Most recently, the Government passed the Anti-Money Laundering and Counter-Terrorist Financing (Amendment) Bill 2022 (the “Amendment Bill”) on 7 December 2022. The licensing regime for virtual asset service providers (“VASPs”) and other amendments on the anti-money laundering and counter-terrorist financing (“AML/CTF”) requirements will come into force on 1 June 2023. The extension of the transitional period is expected to provide sufficient time for licence applicants in accordance with the regulatory regime.

The Government says “gm” to Web3 (as per greetings by Christopher Hui, the Secretary for Financial Services and the Treasury, in a fireside chat)

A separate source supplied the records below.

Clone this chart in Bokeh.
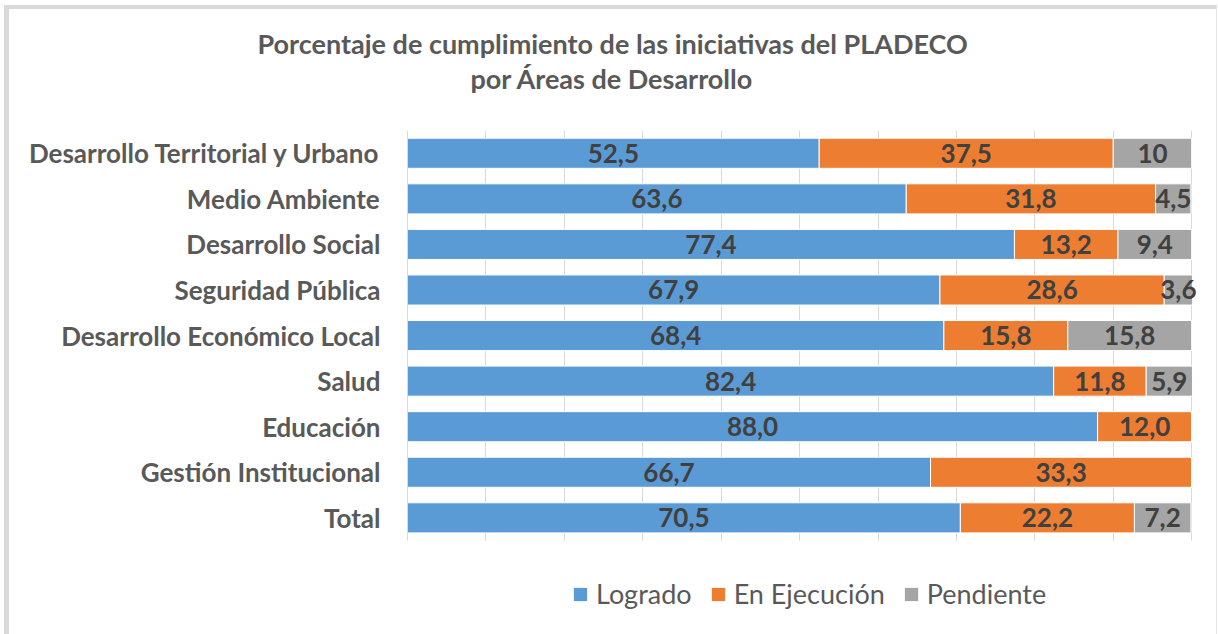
from bokeh.plotting import figure
from bokeh.models import (ColumnDataSource, Range1d, Legend, Title, LegendItem,
                          SingleIntervalTicker, FixedTicker, InlineStyleSheet,
                          BoxAnnotation)
from bokeh.core.properties import value
from bokeh.embed import file_html
from bokeh.resources import INLINE

# ---- data (top to bottom as in the chart) ----
categories = ["Desarrollo Territorial y Urbano", "Medio Ambiente", "Desarrollo Social",
              "Seguridad Pública", "Desarrollo Económico Local", "Salud", "Educación",
              "Gestión Institucional", "Total"]
logrado = [52.5, 63.6, 77.4, 67.9, 68.4, 82.4, 88.0, 66.7, 70.5]
ejecucion = [37.5, 31.8, 13.2, 28.6, 15.8, 11.8, 12.0, 33.3, 22.2]
pendiente = [10.0, 4.5, 9.4, 3.6, 15.8, 5.9, 0.0, 0.0, 7.2]
labels_logrado = ["52,5", "63,6", "77,4", "67,9", "68,4", "82,4", "88,0", "66,7", "70,5"]
labels_ejecucion = ["37,5", "31,8", "13,2", "28,6", "15,8", "11,8", "12,0", "33,3", "22,2"]
labels_pendiente = ["10", "4,5", "9,4", "3,6", "15,8", "5,9", "", "", "7,2"]
series_names = ["Logrado", "En Ejecución", "Pendiente"]
colors = ["#5B9BD5", "#ED7D31", "#A5A5A5"]
title_lines = ["Porcentaje de cumplimiento de las iniciativas del PLADECO",
               "por Áreas de Desarrollo"]

FONT = "Lato"
W, H = 1218, 634
n = len(categories)
ypos = list(range(n - 1, -1, -1))          # top category highest

p = figure(width=W, height=H, output_backend="svg", toolbar_location=None,
           y_range=Range1d(-2.56, n - 0.5), x_range=Range1d(0, 102.4),
           min_border_left=407, min_border_right=8,
           min_border_top=130, min_border_bottom=0)
p.title.visible = False
p.outline_line_color = None
p.background_fill_color = "white"
p.border_fill_color = "white"

series = [logrado, ejecucion, pendiente]
series_labels = [labels_logrado, labels_ejecucion, labels_pendiente]
lefts = [0.0] * n
renderers = []
for vals, labs, col in zip(series, series_labels, colors):
    rights = [l + v for l, v in zip(lefts, vals)]
    mids = [l + v / 2 for l, v in zip(lefts, vals)]
    src = ColumnDataSource(dict(y=ypos, left=lefts, right=rights, mid=mids, text=labs))
    r = p.hbar(y="y", left="left", right="right", height=0.66, source=src,
               fill_color=col, line_color="white", line_width=1)
    renderers.append(r)
    lefts = rights
for r in renderers:
    p.text(x="mid", y="y", text="text", source=r.data_source, text_align="center",
           text_baseline="middle", text_font=value(FONT), text_font_style="bold",
           text_font_size="26px", text_color="#404040")

# grid: vertical lines every 10 %, hidden below the last bar band
p.xaxis.visible = False
p.xgrid.ticker = SingleIntervalTicker(interval=10)
p.xgrid.grid_line_color = "#D9D9D9"
p.xgrid.grid_line_width = 1
p.ygrid.grid_line_color = None
p.add_layout(BoxAnnotation(top=-0.5, fill_color="white", fill_alpha=1,
                           line_color=None, level="underlay"))

# category axis
ya = p.yaxis[0]
ya.ticker = FixedTicker(ticks=ypos)
ya.major_label_overrides = {y: c for y, c in zip(ypos, categories)}
ya.bounds = (-0.5, n - 0.5)
ya.axis_line_color = "#D9D9D9"
ya.axis_line_width = 1
ya.major_tick_line_color = None
ya.minor_tick_line_color = None
ya.major_tick_out = 0
ya.major_tick_in = 0
ya.major_label_standoff = 27
ya.major_label_text_font = FONT
ya.major_label_text_font_style = "bold"
ya.major_label_text_font_size = "26px"
ya.major_label_text_color = "#595959"

# title: two lines stacked above the frame (first added = closest to the frame)
p.add_layout(Title(text=" ", text_font_size="30px", standoff=0), "above")
p.add_layout(Title(text=title_lines[1], align="left", offset=63, standoff=0,
                   vertical_align="middle", text_font=FONT, text_font_style="bold",
                   text_font_size="27px", text_color="#595959"), "above")
p.add_layout(Title(text=title_lines[0], align="left", offset=-150, standoff=0,
                   vertical_align="middle", text_font=FONT, text_font_style="bold",
                   text_font_size="27px", text_color="#595959"), "above")

# legend inside the (extended) frame, below the bars
legend = Legend(items=[LegendItem(label=s, renderers=[r]) for s, r in zip(series_names, renderers)],
                orientation="horizontal", location=(164, 24),
                padding=0, margin=0, spacing=17, label_standoff=7,
                glyph_width=18, glyph_height=18,
                label_text_font=FONT, label_text_font_size="27px",
                label_text_color="#595959",
                border_line_color=None, background_fill_alpha=0)
p.add_layout(legend, "center")

# light grey chart border
p.stylesheets = [InlineStyleSheet(css=(
    ":host::after { content: ''; position: absolute; left: 4px; top: 5px; right: 1px;"
    " bottom: 0px; border-left: 5px solid #D9D9D9; border-top: 4px solid #D9D9D9;"
    " border-right: 1px solid #E6E6E6; pointer-events: none; z-index: 10; }"))]

open("out.html", "w").write(file_html(p, INLINE))
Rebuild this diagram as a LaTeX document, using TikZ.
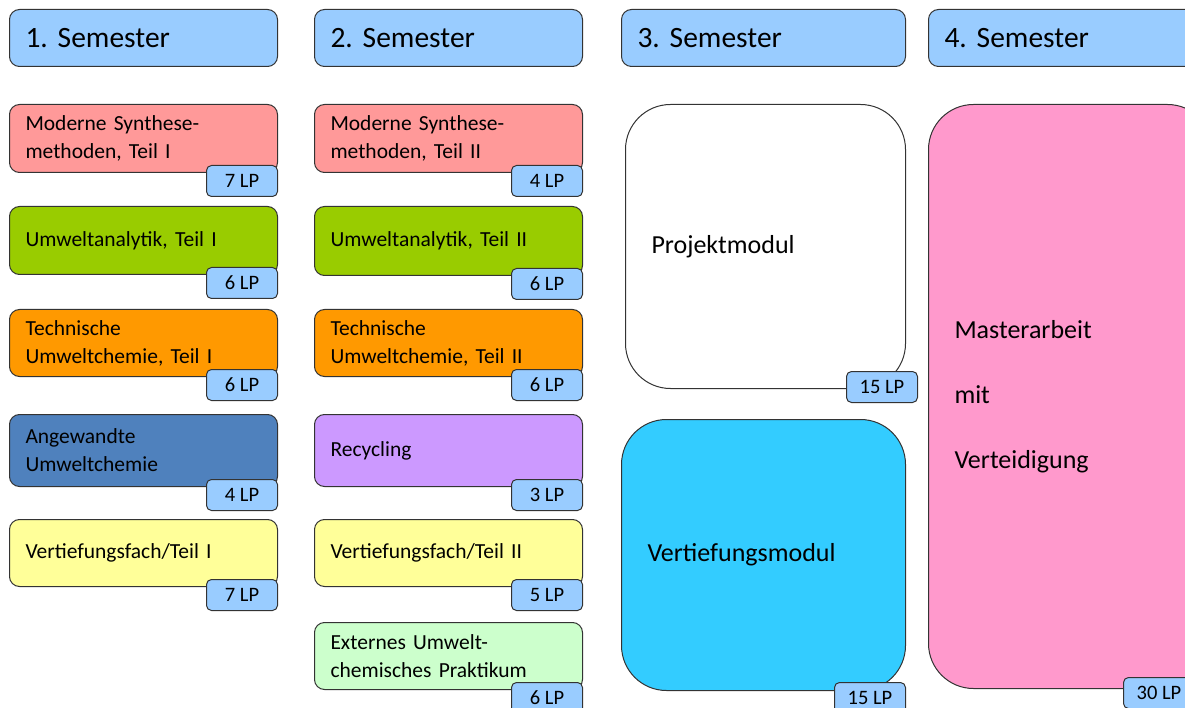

The FSTB’s “Policy Statement on the Development of Virtual Assets in Hong Kong” (the “Policy Statement”) highlighted the Government’s acknowledgment that VAs are here to stay and set out its approach towards developing a vibrant sector and ecosystem for VAs.

In particular, the Policy Statement introduces pilot projects testing the technological benefits of VAs and their further applications in financial markets. Such projects include:

  • the tokenisation of the Government green bond issuance for institutional subscribers to test the use of distributed ledger technology in bond issuance; and
  • the launch of e-HKD, a retail Central Bank Digital Currency with the potential to bridge legal tender and VAs. While the implementation of such projects on the public scale awaits, the pilot projects demonstrate the Government’s readiness to adopt FinTech solutions in Hong Kong’s financial system on a wider scale.

What do the regulators think?

The SFC and the HKMA expressed a supportive view on Hong Kong’s future as a global VA hub and provided helpful clarifications on regulatory principles and proposals going forward.

The HKMA emphasised the importance of establishing guardrails against the risks for setting a good regulatory foundation for a vibrant crypto and decentralised finance (DeFi) ecosystem, and fostering opportunities to connect with stakeholders in the international financial system. The launch of Commercial Data Interchange and the mBridge project demonstrate the HKMA’s objectives for increased efficiency and connectivity between traditional financial systems and new FinTech solutions.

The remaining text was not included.